Sunday, January 8, 2023

FLOTUS: Sarah Singleton Van Buren




Sarah Angelica Van Buren (née Singleton; February 13, 1818 – December 29, 1877) was an American heiress and the daughter-in-law of the eighth president of the United States, Martin Van Buren. She was married to the President's son, Abraham Van Buren II. She assumed the post of first lady because the president's wife, Hannah Van Buren, had died and he never remarried. She is the youngest woman ever to act as the White House hostess, assuming the role at the age of 18.


Early life


Sarah Angelica Singleton was born in Wedgefield, South Carolina, on February 13, 1818. She was the fourth of six children born to Richard Singleton and his wife, Rebecca Travis Coles.


Angelica was educated at the Columbia Female Academy in South Carolina and Madame Grelaud's French School in Philadelphia for five years.
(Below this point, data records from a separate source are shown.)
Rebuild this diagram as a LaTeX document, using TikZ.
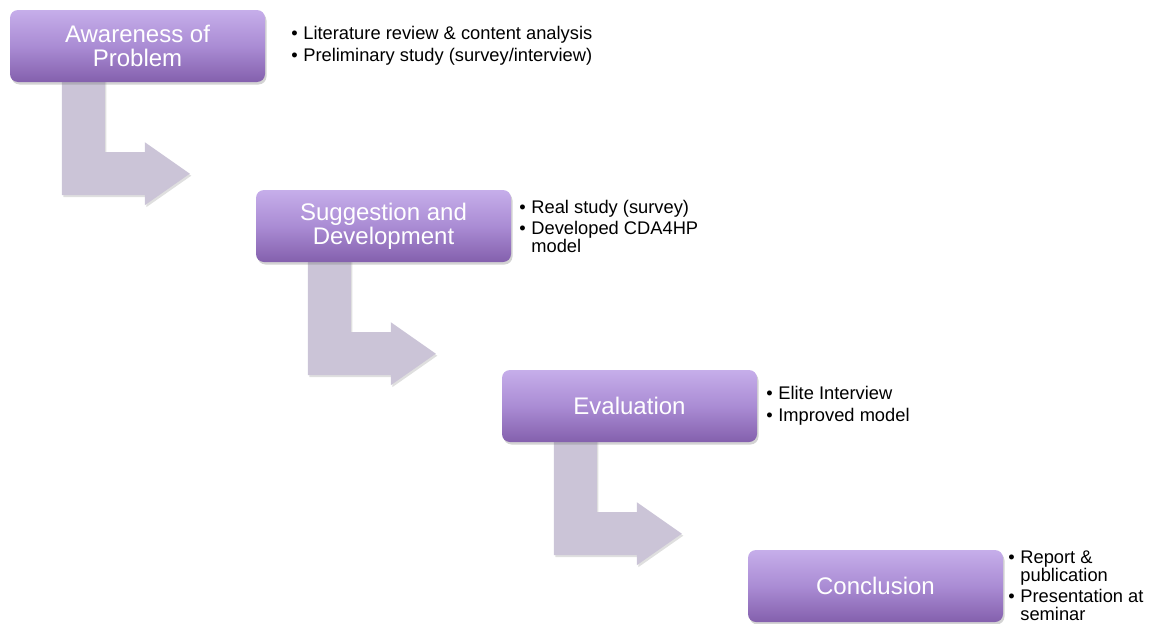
\documentclass[tikz,border=0pt]{standalone}
\usepackage{fontspec}
\setmainfont{Liberation Sans}
\usetikzlibrary{calc,shadows,backgrounds}
\definecolor{boxtop}{HTML}{C6AEEA}
\definecolor{boxmid}{HTML}{AA8CD4}
\definecolor{boxbot}{HTML}{8460AD}
\definecolor{arrowfill}{HTML}{CBC4D7}
\newcommand\bitem{\makebox[12pt][l]{\textbullet}}
\newcommand\bcont{\makebox[12pt][l]{}}
\tikzset{
  phasebox/.style={rounded corners=8pt, minimum width=255pt, minimum height=72pt,
    inner sep=0pt, top color=boxtop, bottom color=boxbot, middle color=boxmid,
    text=white, font=\fontsize{24}{24}\selectfont, align=center,
    drop shadow={opacity=0.35, shadow xshift=1.5pt, shadow yshift=-2.5pt}},
  bullettext/.style={anchor=west, inner sep=0pt, align=left, text=black,
    font=\fontsize{18.3}{17.5}\selectfont},
  steparrow/.style={fill=arrowfill, draw=none,
    drop shadow={opacity=0.25, shadow xshift=1.5pt, shadow yshift=-2pt}}
}
\begin{document}
\begin{tikzpicture}[x=1pt,y=-1pt]
\useasboundingbox (0,0) rectangle (1152,624);
\node[phasebox] (b1) at (137.5,46) {Awareness of\\Problem};
\node[phasebox] (b2) at (383.5,226) {Suggestion and\\Development};
\node[phasebox] (b3) at (629.5,406) {Evaluation};
\node[phasebox] (b4) at (875.5,586) {Conclusion};

\node[bullettext] (t1) at ($(b1.east)+(26,0)$) {\bitem Literature review \& content analysis\\[4pt]\bitem Preliminary study (survey/interview)};
\node[bullettext] (t2) at ($(b2.east)+(8,0)$) {\bitem Real study (survey)\\[4pt]\bitem Developed CDA4HP\\\bcont model};
\node[bullettext] (t3) at ($(b3.east)+(9,0)$) {\bitem Elite Interview\\[4pt]\bitem Improved model};
\node[bullettext] (t4) at ($(b4.east)+(5,0)$) {\bitem Report \&\\\bcont publication\\[4pt]\bitem Presentation at\\\bcont seminar};

\begin{scope}[on background layer]
\foreach \b in {b1,b2,b3}{
  \fill[steparrow] ($(\b.south west)+(52,-2)$) -- ($(\b.south west)+(52,113)$)
    -- ($(\b.south west)+(135,113)$) -- ($(\b.south west)+(135,123)$)
    -- ($(\b.south west)+(180,91.5)$) -- ($(\b.south west)+(135,60)$)
    -- ($(\b.south west)+(135,70)$) -- ($(\b.south west)+(95,70)$)
    -- ($(\b.south west)+(95,-2)$) -- cycle;
}
\end{scope}
\end{tikzpicture}
\end{document}
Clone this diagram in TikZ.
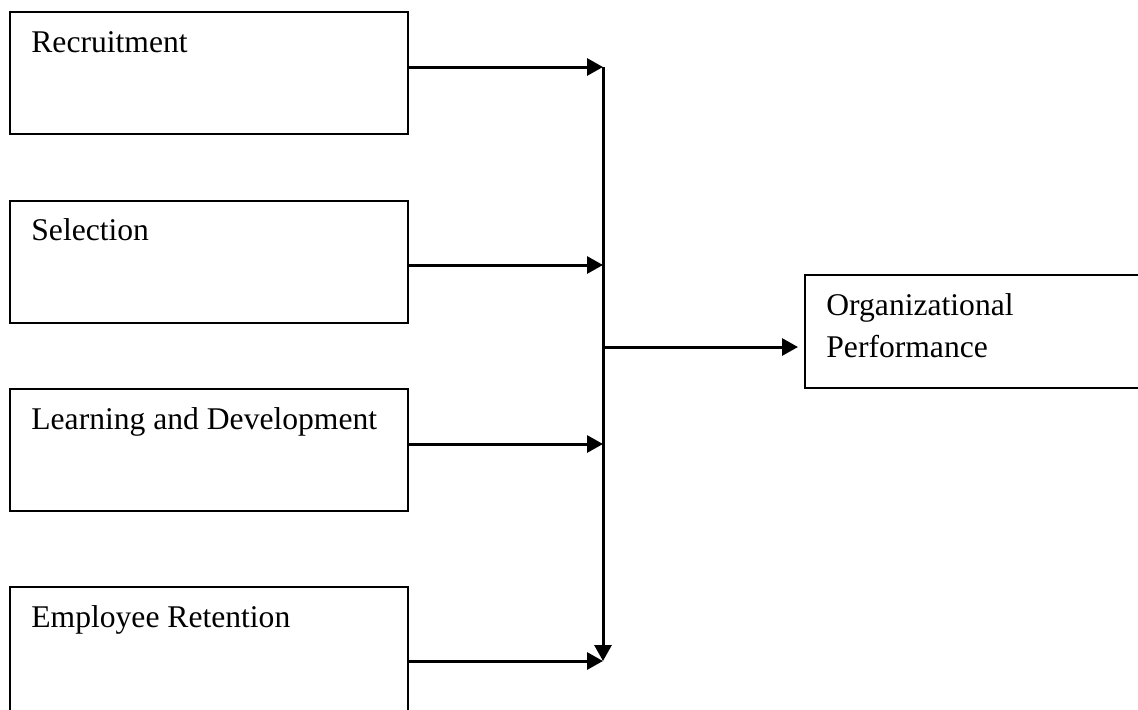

She was a popular student at Madame Grelaud's and the school gave her the opportunity to meet a more diverse group of people.


Marriage


In 1838, Angelica visited Washington, DC, with her sister. Former First Lady Dolley Madison, a cousin of Angelica's mother Rebecca Travis Coles, decided to play matchmaker and introduced the Singleton girls to President Martin Van Buren's bachelor sons. Eight months later, Angelica Singleton married Abraham Van Buren on November 27, 1838, on his 31st birthday in Wedgefield. The marriage strengthened President Van Buren's ties to the Old South.


Following the wedding, Van Buren assumed the duties of hostess at the White House with great success.


In early 1839, the couple took an extended trip through England (where her aunt, Sally Coles Stevenson, and uncle, Andrew Stevenson, who was U.S. Minister the U.K., lived) and other European countries. The trip was a massive success and when Van Buren returned to Washington, she hoped to bring some European style to the White House. Angelica and other honored female guests began standing on a dais in the Blue Room to greet guests at the beginning of White House functions. Although the French Ambassador enjoyed the reception, Americans did not. The dais was soon removed.


In March 1840, Angelica gave birth to the couple's first child, a daughter named Rebecca; the child died a few months later. After leaving the White House, the couple had four sons; the survivors were:


Singleton Van Buren (1841–1885)

Martin Van Buren II (1844–1885)

Travis Coles Van Buren (1848–1889)


Acting First Lady


Van Buren served as White House hostess after the death of her mother-in-law. She was effectively the acting first lady of the United States.


In the 1982 Siena College Research Institute asking historians to assess American first ladies, Van Buren and several other "acting" first ladies were included. The first ladies survey, which has been conducted periodically since, ranks first ladies according to a cumulative score on the independent criteria of their background, value to the country, intelligence, courage, accomplishments, integrity, leadership, being their own women, public image, and value to the president. In the 1982 survey, out of 42 first ladies and "acting" first ladies, Van Buren was assessed as the 36th most highly regarded among historians. Acting first ladies such as Van Buren have been excluded from subsequent iterations of this survey.


Post-Van Buren presidency


After Martin Van Buren was defeated for re-election in 1840, Angelica and her husband lived at the Van Buren home of Lindenwald, in Kinderhook, New York, wintering at her family home, Melrose House, in South Carolina. From 1848 until her death, she lived in New York City. Martin Van Buren died of asthma on July 24, 1862, at his home in Kinderhook, New York. He was 79 years old.